Sacchi: I look at stories with characters with disabilities with the same critical eye that I use for any other work, but I'm very glad to see them. For one thing, disabilities (like alternative gender presentations) contribute to the complexities of stories in various ways. Not only are the characters personally influenced by their situations, but their worlds and the ways they navigate them are more complex than for most people, and this adds depth and interest to their stories. Another aspect is the journey a reader make take from initially seeing someone as "other" to recognizing a fully shared humanity, with an extra dose of respect. Not every story has to be "educational" in this way, of course, but it's good for readers to empathize with all sorts of well-written characters.
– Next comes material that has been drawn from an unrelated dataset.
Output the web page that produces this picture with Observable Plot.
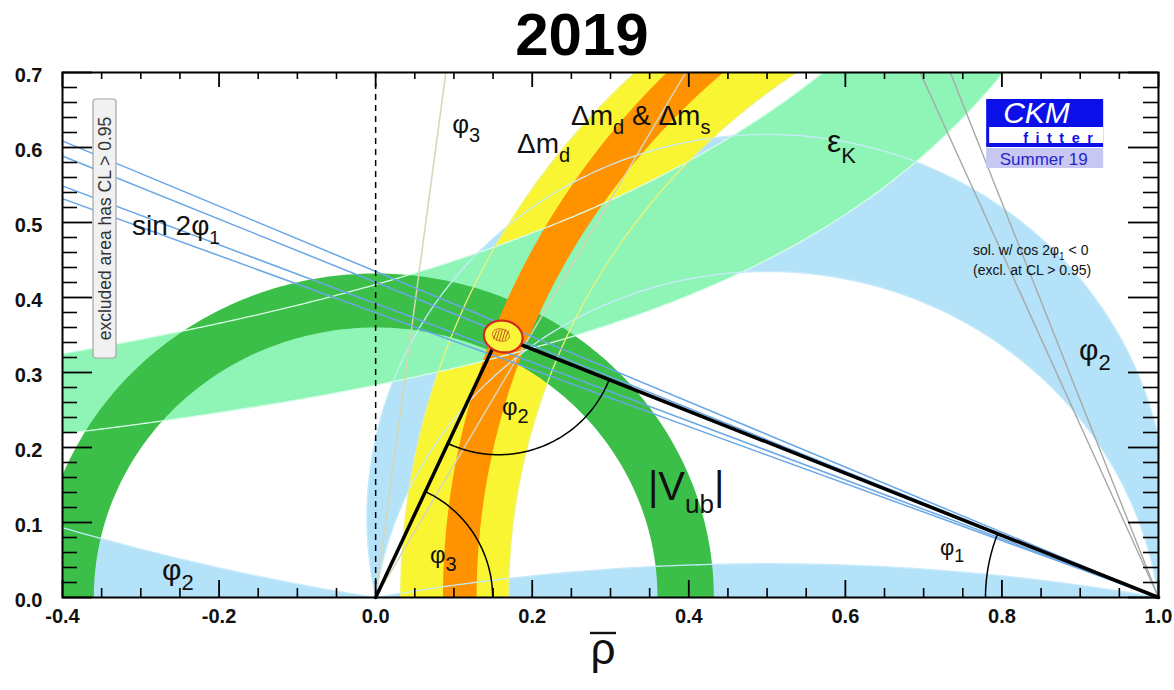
<!DOCTYPE html>
<html>
<head>
<meta charset="utf-8">
<script src="https://cdn.jsdelivr.net/npm/d3@7"></script>
<script src="https://cdn.jsdelivr.net/npm/@observablehq/plot@0.6"></script>
<style>
  html,body{margin:0;padding:0;background:#fff;}
  #chart svg{display:block;}
</style>
</head>
<body>
<div id="chart"></div>
<script>
// ---------------- data ----------------
const xDomain = [-0.4, 1.0];
const yDomain = [0.0, 0.7];
const xMajor = [-0.4, -0.2, 0.0, 0.2, 0.4, 0.6, 0.8, 1.0];
const yMajor = [0.0, 0.1, 0.2, 0.3, 0.4, 0.5, 0.6, 0.7];
const xTickLabels = ["-0.4", "-0.2", "0.0", "0.2", "0.4", "0.6", "0.8", "1.0"];
const yTickLabels = ["0.0", "0.1", "0.2", "0.3", "0.4", "0.5", "0.6", "0.7"];
const xMinorStep = 0.05, yMinorStep = 0.02;

// |Vub| : annulus centred on the origin (inner, outer radius)
const vubRadii = [0.360, 0.432];
// Δmd (yellow) and Δmd & Δms (orange): boundary circles [centre on ρ axis, radius]
const dmdInner = [1.000, 0.968];
const dmdOuter = [1.0197, 0.850];
const dmsInner = [1.0857, 0.9997];
const dmsOuter = [1.064, 0.935];
// εK band boundaries : η = a / (b − ρ)  [a, b]
const epsUpper = [0.590, 1.414];
const epsLower = [0.381, 1.346];
// φ2 constraint: constant-angle circles through (0,0) and (1,0), degrees
const alphaBand = [78, 98];
const alphaFlat = 169.7;
const alphaMirror = 9.3;
// sin 2φ1 lines through (1,0), φ1 in degrees; and the cos2φ1<0 solution
const sin2b = [20.8, 21.4, 22.8, 23.5];
const sin2bAlt = [66.5, 69.2];
// φ3 lines through the origin, degrees
const gamma = [60.5, 82.7];
// unitarity-triangle apex and global fit region
const apex = [0.157, 0.349];
const fitBlob = {cx: 0.163, cy: 0.348, a: 0.025, b: 0.021, tilt: -15};
const fitCore = {cx: 0.160, cy: 0.350, a: 0.011, b: 0.008, tilt: -15};
const hatchOffsets = [-0.0075, -0.0038, 0, 0.0038, 0.0075];
// angle-arc radii (pixels)
const arcPx = {phi1: 173, phi2: 119, phi3: 117};

const colors = {
  alpha: "#b4e2f8", eps: "#8ef5b6", dmd: "#f9f532", vub: "#3cbf48", dms: "#ff9200",
  alphaLine: "#c8ebfb", epsLine: "#d8fde8", dmdLine: "#eef27a",
  sin2b: "#69a7e6", alt: "#a8a8a8", gamma: "#d6d6b4"
};

const labels = [
  {x: -0.3106, y: 0.4827, size: 28, sub: 19, parts: ["sin 2φ", "_1"]},
  {x: 0.0984, y: 0.6187, size: 26, sub: 20, parts: ["φ", "_3"]},
  {x: 0.1812, y: 0.592, size: 28, sub: 20, parts: ["Δm", "_d"]},
  {x: 0.2502, y: 0.6293, size: 28, sub: 20, parts: ["Δm", "_d", " & Δm", "_s"]},
  {x: 0.5772, y: 0.5933, size: 32, sub: 22, parts: ["ε", "_K"]},
  {x: 0.899, y: 0.316, size: 30, sub: 22, parts: ["φ", "_2"]},
  {x: 0.162, y: 0.2427, size: 24, sub: 20, parts: ["φ", "_2"]},
  {x: 0.070, y: 0.0453, size: 24, sub: 20, parts: ["φ", "_3"]},
  {x: 0.7215, y: 0.056, size: 22, sub: 18, parts: ["φ", "_1"]},
  {x: 0.3485, y: 0.1293, size: 40, sub: 26, parts: ["|V", "_ub", "|"]},
  {x: -0.2723, y: 0.0227, size: 30, sub: 22, parts: ["φ", "_2"]},
  {x: 0.7637, y: 0.456, size: 14, sub: 10, parts: ["sol. w/ cos 2φ", "_1", " < 0"]},
  {x: 0.7637, y: 0.4293, size: 14, sub: 10, parts: ["(excl. at CL > 0.95)"]}
];
const titleText = "2019";
const xAxisLabel = "ρ";
const boxText = "excluded area has CL > 0.95";
const logo = {x: 0.7805, y: 0.664, big: "CKM", small: "fitter", season: "Summer 19"};
const boxAnchor = {x: -0.3604, y: 0.664};

// ---------------- layout ----------------
const W = 1174, H = 690, ML = 62, MR = 16, MT = 72, MB = 93;
const kx = (W - ML - MR) / (xDomain[1] - xDomain[0]);
const ky = (H - MT - MB) / (yDomain[1] - yDomain[0]);
const asp = ky / kx;
const FONT = "'Liberation Sans', Arial, Helvetica, sans-serif";
const rad = d => d * Math.PI / 180;

// ---------------- geometry helpers ----------------
const arc = (cx, cy, r, a0, a1, n = 240) =>
  d3.range(n + 1).map(i => { const a = a0 + (a1 - a0) * i / n; return [cx + r * Math.cos(a), cy + r * Math.sin(a)]; });
const circX = ([c, r], y) => c - Math.sqrt(r * r - y * y);
const yGrid = d3.range(0, 0.7801, 0.004);
const bandCurve = p => yGrid.map(y => [circX(p, y), y]);
const aCirc = deg => { const k = 0.5 / Math.tan(rad(deg)); return {k, r: Math.hypot(0.5, k), a1: Math.atan2(-k, 0.5)}; };
const upperArc = deg => { const c = aCirc(deg); return arc(0.5, c.k, c.r, c.a1, Math.PI - c.a1); };
const ellipse = e => d3.range(97).map(i => {
  const t = i / 96 * 2 * Math.PI, th = rad(e.tilt);
  const u = e.a * Math.cos(t), v = e.b * Math.sin(t);
  return [e.cx + u * Math.cos(th) - v * Math.sin(th), e.cy + u * Math.sin(th) + v * Math.cos(th)];
});
const dirAng = (f, t) => Math.atan2((t[1] - f[1]) * asp, t[0] - f[0]);
const angArc = (c, rpx, a0, a1) => d3.range(81).map(i => {
  const a = a0 + (a1 - a0) * i / 80, r = rpx / kx;
  return [c[0] + r * Math.cos(a), c[1] + r * Math.sin(a) / asp];
});

// regions
const vubPoly = arc(0, 0, vubRadii[1], 0, Math.PI).concat(arc(0, 0, vubRadii[0], Math.PI, 0));
const dmdPoly = bandCurve(dmdInner).concat(bandCurve(dmdOuter).reverse());
const dmsPoly = bandCurve(dmsInner).concat(bandCurve(dmsOuter).reverse());
const epsUp = d3.range(-0.45, 0.6251, 0.004).map(x => [x, epsUpper[0] / (epsUpper[1] - x)]);
const epsLo = d3.range(-0.45, 0.8451, 0.004).map(x => [x, epsLower[0] / (epsLower[1] - x)]);
const epsPoly = epsUp.concat(epsLo.slice().reverse());
const alphaOuter = upperArc(alphaBand[0]), alphaInner = upperArc(alphaBand[1]);
const alphaPoly = alphaOuter.concat(alphaInner.slice().reverse());
const alphaFlatPoly = upperArc(alphaFlat);
const mirror = (() => { const c = aCirc(alphaMirror); const a0 = Math.PI - c.a1; return arc(0.5, c.k, c.r, a0, a0 - 0.19); })();
const alphaMirrorPoly = mirror.concat([[mirror[mirror.length - 1][0], 0]]);

const sin2bLines = sin2b.map(b => [[1, 0], [-0.45, Math.tan(rad(b)) * 1.45]]);
const altLines = sin2bAlt.map(b => [[1, 0], [1 - 0.76 / Math.tan(rad(b)), 0.76]]);
const gammaLines = gamma.map(g => [[0, 0], [0.76 / Math.tan(rad(g)), 0.76]]);
const triangle = [[0, 0], apex, [1, 0]];
const arcs = [
  angArc(apex, arcPx.phi2, dirAng(apex, [0, 0]), dirAng(apex, [1, 0])),
  angArc([0, 0], arcPx.phi3, 0, dirAng([0, 0], apex)),
  angArc([1, 0], arcPx.phi1, Math.PI, dirAng([1, 0], apex))
];
const hatch = hatchOffsets.map(dx => {
  const h = fitCore.b * Math.sqrt(Math.max(0, 1 - (dx / fitCore.a) ** 2)) * 0.9;
  return [[fitCore.cx + dx - 0.002, fitCore.cy - h], [fitCore.cx + dx + 0.002, fitCore.cy + h]];
});

const xMinor = d3.range(xDomain[0], xDomain[1] + 1e-9, xMinorStep).filter(v => Math.abs(v / 0.2 - Math.round(v / 0.2)) > 1e-6);
const yMinor = d3.range(yDomain[0], yDomain[1] + 1e-9, yMinorStep).filter(v => Math.abs(v / 0.1 - Math.round(v / 0.1)) > 1e-6);

const P = d => d[0], Q = d => d[1];
const poly = (pts, fill) => Plot.line(pts, {x: P, y: Q, fill, stroke: "none", clip: true});
const curve = (pts, stroke, w = 1.3) => Plot.line(pts, {x: P, y: Q, stroke, strokeWidth: w, clip: true});

const plot = Plot.plot({
  width: W, height: H,
  marginLeft: ML, marginRight: MR, marginTop: MT, marginBottom: MB,
  x: {domain: xDomain, axis: null},
  y: {domain: yDomain, axis: null},
  style: {background: "#fff", fontFamily: FONT},
  marks: [
    poly(alphaPoly, colors.alpha),
    poly(alphaFlatPoly, colors.alpha),
    poly(alphaMirrorPoly, colors.alpha),
    poly(dmdPoly, colors.dmd),
    poly(epsPoly, colors.eps),
    poly(vubPoly, colors.vub),
    poly(dmsPoly, colors.dms),
    curve(epsUp, colors.epsLine), curve(epsLo, colors.epsLine),
    curve(alphaOuter, colors.alphaLine), curve(alphaInner, colors.alphaLine),
    curve(alphaFlatPoly, colors.alphaLine), curve(mirror, colors.alphaLine),
    curve(bandCurve(dmdInner), colors.dmdLine), curve(bandCurve(dmdOuter), colors.dmdLine),
    ...gammaLines.map(l => curve(l, colors.gamma, 1.5)),
    ...altLines.map(l => curve(l, colors.alt, 1.4)),
    ...sin2bLines.map(l => curve(l, colors.sin2b, 1.5)),
    Plot.ruleX([0], {stroke: "#000", strokeWidth: 1.5, strokeDasharray: "6,5"}),
    ...arcs.map(a => curve(a, "#000", 1.5)),
    Plot.line(triangle, {x: P, y: Q, stroke: "#000", strokeWidth: 3.5, strokeLinejoin: "miter", strokeMiterlimit: 10}),
    Plot.line(ellipse(fitBlob), {x: P, y: Q, fill: "#fbf53a", stroke: "#d42a1c", strokeWidth: 2.2}),
    Plot.line(ellipse(fitCore), {x: P, y: Q, stroke: "#b83218", strokeWidth: 0.8}),
    ...hatch.map(h => Plot.line(h, {x: P, y: Q, stroke: "#b83218", strokeWidth: 0.9})),
    Plot.frame({stroke: "#000", strokeWidth: 2}),
    // ticks, inward on all four sides
    Plot.ruleX(xMajor, {y1: yDomain[0], y2: yDomain[0] + 17 / ky, stroke: "#000", strokeWidth: 1.8}),
    Plot.ruleX(xMinor, {y1: yDomain[0], y2: yDomain[0] + 9 / ky, stroke: "#000", strokeWidth: 1.6}),
    Plot.ruleX(xMajor, {y1: yDomain[1], y2: yDomain[1] - 15 / ky, stroke: "#000", strokeWidth: 1.8}),
    Plot.ruleX(xMinor, {y1: yDomain[1], y2: yDomain[1] - 7 / ky, stroke: "#000", strokeWidth: 1.6}),
    Plot.ruleY(yMajor, {x1: xDomain[0], x2: xDomain[0] + 30 / kx, stroke: "#000", strokeWidth: 1.8}),
    Plot.ruleY(yMinor, {x1: xDomain[0], x2: xDomain[0] + 15 / kx, stroke: "#000", strokeWidth: 1.6}),
    Plot.ruleY(yMajor, {x1: xDomain[1], x2: xDomain[1] - 30 / kx, stroke: "#000", strokeWidth: 1.8}),
    Plot.ruleY(yMinor, {x1: xDomain[1], x2: xDomain[1] - 15 / kx, stroke: "#000", strokeWidth: 1.6}),
    Plot.text(xMajor, {x: d => d, frameAnchor: "bottom", dy: 25, text: (d, i) => xTickLabels[i], fontSize: 20, fontWeight: "bold", fill: "#111"}),
    Plot.text(yMajor, {y: d => d, frameAnchor: "left", dx: -20, dy: 3, textAnchor: "end", text: (d, i) => yTickLabels[i], fontSize: 20, fontWeight: "bold", fill: "#111"})
  ]
});
document.getElementById("chart").appendChild(plot);

// ---------------- annotations, placed through the plot's scales ----------------
const sx = plot.scale("x"), sy = plot.scale("y");
const svg = d3.select(plot);
const g = svg.append("g").attr("font-family", FONT).attr("text-anchor", "start");

function richText(L) {
  const t = g.append("text")
    .attr("x", sx.apply(L.x)).attr("y", sy.apply(L.y))
    .attr("text-anchor", "start")
    .attr("font-size", L.size).attr("fill", "#111")
    .style("white-space", "pre");
  let cur = 0;
  for (const p of L.parts) {
    const isSub = p.startsWith("_");
    const s = isSub ? p.slice(1) : p;
    const target = isSub ? Math.round(L.size * 0.33) : 0;
    t.append("tspan").attr("dy", target - cur).attr("font-size", isSub ? L.sub : L.size).text(s);
    cur = target;
  }
}
labels.forEach(richText);

// rotated note box
const bx = sx.apply(boxAnchor.x), by = sy.apply(boxAnchor.y);
const bg = g.append("g").attr("transform", `translate(${bx},${by})`);
bg.append("rect").attr("width", 23).attr("height", 259).attr("rx", 3)
  .attr("fill", "#f1f1f1").attr("stroke", "#a5a5a5").attr("stroke-width", 1.2);
bg.append("text").attr("transform", "translate(12,129.5) rotate(-90)")
  .attr("text-anchor", "middle").attr("dominant-baseline", "central")
  .attr("font-size", 17.5).attr("fill", "#333").text(boxText);

// CKMfitter logo
const lx = sx.apply(logo.x), ly = sy.apply(logo.y);
const lg = g.append("g").attr("transform", `translate(${lx},${ly})`);
lg.append("rect").attr("width", 117).attr("height", 48).attr("fill", "#0b10e8");
lg.append("rect").attr("x", 3).attr("y", 28).attr("width", 114).attr("height", 16).attr("fill", "#fff");
lg.append("rect").attr("y", 49).attr("width", 117).attr("height", 20).attr("fill", "#c7c7f1");
lg.append("text").attr("x", 17).attr("y", 24).attr("font-size", 30).attr("font-style", "italic")
  .attr("text-anchor", "start").attr("fill", "#fff").text(logo.big);
lg.append("text").attr("x", 37).attr("y", 44).attr("font-size", 14.5).attr("font-weight", "bold")
  .attr("text-anchor", "start").attr("letter-spacing", 7.5).attr("fill", "#0b10e8").text(logo.small);
lg.append("text").attr("x", 57.5).attr("y", 66).attr("font-size", 17).attr("text-anchor", "middle")
  .attr("fill", "#2626c8").text(logo.season);

// title
g.append("text").attr("x", 582).attr("y", 55).attr("text-anchor", "middle")
  .attr("font-size", 60).attr("font-weight", "bold").attr("fill", "#000").text(titleText);

// x axis label: ρ with a bar
const rx = sx.apply(0.291);
g.append("text").attr("x", rx).attr("y", 664).attr("text-anchor", "middle")
  .attr("font-size", 44).attr("fill", "#111").text(xAxisLabel);
g.append("line").attr("x1", rx - 13).attr("x2", rx + 13).attr("y1", 633).attr("y2", 633)
  .attr("stroke", "#111").attr("stroke-width", 2.4);
</script>
</body>
</html>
Sharon: You've contributed to a stack of erotica anthologies that are "breast-high," according to your blog. (I remember when it was thigh-high! I think you really should post a picture of yourself on your blog with your boob-high stack of books.) How did you go from being a contributing writer of lesbian erotica anthologies to being an editor of them?
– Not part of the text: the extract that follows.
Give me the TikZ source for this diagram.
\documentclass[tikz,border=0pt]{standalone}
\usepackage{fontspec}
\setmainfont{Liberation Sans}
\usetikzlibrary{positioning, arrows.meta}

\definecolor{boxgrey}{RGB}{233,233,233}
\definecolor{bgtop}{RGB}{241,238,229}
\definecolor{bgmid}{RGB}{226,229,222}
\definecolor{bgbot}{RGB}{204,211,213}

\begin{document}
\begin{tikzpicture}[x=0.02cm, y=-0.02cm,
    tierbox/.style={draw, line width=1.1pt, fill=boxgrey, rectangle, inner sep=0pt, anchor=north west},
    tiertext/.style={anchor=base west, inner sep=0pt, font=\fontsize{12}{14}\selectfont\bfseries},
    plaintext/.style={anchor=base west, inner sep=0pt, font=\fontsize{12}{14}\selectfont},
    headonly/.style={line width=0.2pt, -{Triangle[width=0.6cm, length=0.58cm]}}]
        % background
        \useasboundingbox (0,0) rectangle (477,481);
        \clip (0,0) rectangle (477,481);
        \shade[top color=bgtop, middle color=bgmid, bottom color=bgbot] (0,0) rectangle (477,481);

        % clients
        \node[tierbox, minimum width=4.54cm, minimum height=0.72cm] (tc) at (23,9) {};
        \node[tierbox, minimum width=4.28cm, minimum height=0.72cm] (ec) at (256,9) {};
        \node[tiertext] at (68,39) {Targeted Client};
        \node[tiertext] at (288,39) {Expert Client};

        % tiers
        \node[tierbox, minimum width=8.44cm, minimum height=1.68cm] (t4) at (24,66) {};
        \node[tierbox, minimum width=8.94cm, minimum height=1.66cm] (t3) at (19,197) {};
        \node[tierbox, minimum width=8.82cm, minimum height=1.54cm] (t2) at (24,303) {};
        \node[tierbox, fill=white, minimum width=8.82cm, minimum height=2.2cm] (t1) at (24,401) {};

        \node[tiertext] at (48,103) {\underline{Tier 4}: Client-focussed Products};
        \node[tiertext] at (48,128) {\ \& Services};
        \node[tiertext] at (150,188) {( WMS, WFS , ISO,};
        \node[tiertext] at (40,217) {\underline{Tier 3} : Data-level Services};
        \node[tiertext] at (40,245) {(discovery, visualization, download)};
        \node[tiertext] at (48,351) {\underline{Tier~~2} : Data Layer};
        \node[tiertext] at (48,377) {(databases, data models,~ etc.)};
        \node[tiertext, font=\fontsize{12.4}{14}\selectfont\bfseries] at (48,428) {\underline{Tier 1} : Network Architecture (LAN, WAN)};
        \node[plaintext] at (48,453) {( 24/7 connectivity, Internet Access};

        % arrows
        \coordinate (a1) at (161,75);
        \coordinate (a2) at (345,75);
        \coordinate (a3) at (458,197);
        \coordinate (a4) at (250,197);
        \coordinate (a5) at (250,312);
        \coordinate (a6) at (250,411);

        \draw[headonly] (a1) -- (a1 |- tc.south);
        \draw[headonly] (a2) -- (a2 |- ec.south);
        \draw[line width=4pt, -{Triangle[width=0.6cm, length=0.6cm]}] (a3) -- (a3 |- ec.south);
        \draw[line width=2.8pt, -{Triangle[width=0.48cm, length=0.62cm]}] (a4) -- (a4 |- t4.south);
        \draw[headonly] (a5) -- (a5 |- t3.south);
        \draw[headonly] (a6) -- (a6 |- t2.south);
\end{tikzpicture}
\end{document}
Sacchi: Well, as you know, I'm not very tall, so "breast-high" doesn't imply all that much altitude. I toyed with the idea of editing for a while; I never wanted to be a teacher, exactly, but I do read with a sense of what's good writing and what isn't, and of how to fix what needs fixing. Then another writer with an anthology idea tracked me down and talked me into co-editing Rode Hard, Put Away Wet: Lesbian Cowboy Erotica with her, since she had experience with training horses and cowboyin', and I had more on the writing chops and contacts side. We did four books together, but we've both moved on.
Sharon: I know you're still contributing to other anthologies, such as She-Shifters, the lesbian paranormal erotica anthology, in addition to editing your own books. What keeps you interested in writing short erotic fiction after so many years and so many stories?
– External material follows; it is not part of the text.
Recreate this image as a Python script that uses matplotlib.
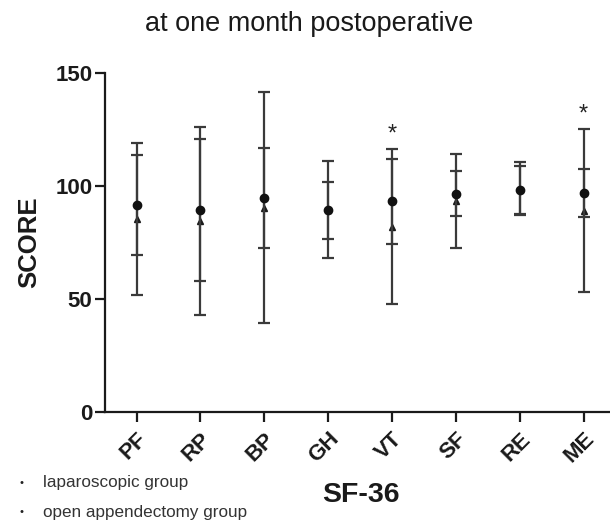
import matplotlib
matplotlib.use("Agg")
import matplotlib.pyplot as plt
import numpy as np

plt.rcParams['font.family'] = ['Liberation Sans', 'DejaVu Sans']

categories = ["PF", "RP", "BP", "GH", "VT", "SF", "RE", "ME"]
lap_mean = [91.6, 89.4, 94.6, 89.2, 93.1, 96.6, 98.1, 96.9]
lap_sd = [22.0, 31.5, 22.2, 12.6, 18.8, 9.9, 10.7, 10.8]
open_mean = [85.3, 84.3, 90.4, 89.5, 82.0, 93.3, 98.7, 89.1]
open_sd = [33.6, 41.6, 51.3, 21.5, 34.2, 21.0, 11.8, 36.3]
significant = ["VT", "ME"]
series_labels = ["laparoscopic group", "open appendectomy group"]

fig = plt.figure(figsize=(6.1, 5.27), dpi=100)
ax = fig.add_axes([0.1721, 0.2188, 0.8279, 0.6427])

x = np.arange(len(categories))
line_col = "#3a3a3a"
ax.errorbar(x, open_mean, yerr=open_sd, fmt='^', color='#1a1a1a', ecolor=line_col,
            elinewidth=1.6, capsize=4, capthick=1.6, markersize=4.5, zorder=3)
ax.errorbar(x, lap_mean, yerr=lap_sd, fmt='o', color='#111111', ecolor=line_col,
            elinewidth=1.6, capsize=4, capthick=1.6, markersize=6, zorder=4)

for cat in significant:
    i = categories.index(cat)
    top = max(lap_mean[i] + lap_sd[i], open_mean[i] + open_sd[i])
    ax.text(i, top + 1.5, "*", ha='center', va='bottom', fontsize=17, color='#222222')

ax.set_xlim(-0.495, 7.415)
ax.set_ylim(0, 150)
ax.set_yticks([0, 50, 100, 150])
ax.set_xticks(x)
ax.set_xticklabels(categories, rotation=45, ha='right', va='top',
                   rotation_mode='anchor', fontsize=16, fontweight='bold', color='#1a1a1a')
for lbl in ax.get_yticklabels():
    lbl.set_fontsize(16)
    lbl.set_fontweight('bold')
    lbl.set_color('#1a1a1a')

for side in ['top', 'right']:
    ax.spines[side].set_visible(False)
for side in ['left', 'bottom']:
    ax.spines[side].set_linewidth(1.6)
    ax.spines[side].set_color('#1a1a1a')
ax.tick_params(axis='both', direction='out', length=7, width=1.6, color='#1a1a1a')
ax.tick_params(axis='y', pad=2)
ax.tick_params(axis='x', pad=5)

ax.set_ylabel("SCORE", fontsize=18.5, fontweight='bold', color='#1a1a1a', labelpad=10)
fig.text(361/610, 1 - 495/527, "SF-36", ha='center', va='center',
         fontsize=20.5, fontweight='bold', color='#1a1a1a')
fig.text(309/610, 1 - 24/527, "at one month postoperative", ha='center', va='center',
         fontsize=19.5, color='#1a1a1a')

for k, lab in enumerate(series_labels):
    yy = 1 - (483 + 29 * k) / 527
    fig.text(21/610, yy, "\u2022", ha='center', va='center', fontsize=8, color='#222222')
    fig.text(43/610, yy, lab, ha='left', va='center', fontsize=12.3, color='#333333')

fig.savefig("out.png", dpi=100)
Sacchi: I wrote and published a moderate amount of fantasy and science fiction, including some YA (which is why I chose a pseudonym for my erotic writing) before getting into erotica, so I've been exposed to a variety of genres. Now and then I think I should forget about erotica and focus on other writing, but I find myself including at least undertones of the erotic in most of what I write. To me, erotic stories need to be about other things besides sex, and the fact that a piece has enough sex in it to categorize as erotica doesn't have to limit it; there are still infinite numbers of stories to tell.
Sharon: Last question. In Girl Fever, I found many familiar names -- writers well-known in the field of lesbian erotica -- but I also came across some writers I've never read before, whose stories I really enjoyed and whose writing took me by surprise. What surprised you the most in editing this anthology?
Sacchi: I was surprised (and relieved) that I got so many good stories, and, as you note, by so many by people I'd never encountered before. Maybe it was because some of them felt that their chances were better for a book with so many stories, or maybe they felt more up to writing short pieces than long ones; I don't know. But it does take a special skill to present well-developed characters and settings and scenes in a concise way, and I think that sometimes the amount of focus required on the part of the writer makes a better story than they'd produce with more room to fill.
Sharon: Thank you so much for your time, Sacchi!
Sacchi: Thank you, Sharon, for the great stories you've written for me, and for all you accomplish.
*The MRI story Sacchi is referring to is called "Imaging," and is in Lipstick on Her Collar. That was a fun one to write. I took on a literary no-no and created a not-very-likable protagonist -- a disabled dyke who is an unreliable narrator. I was glad Sacchi took a chance on it.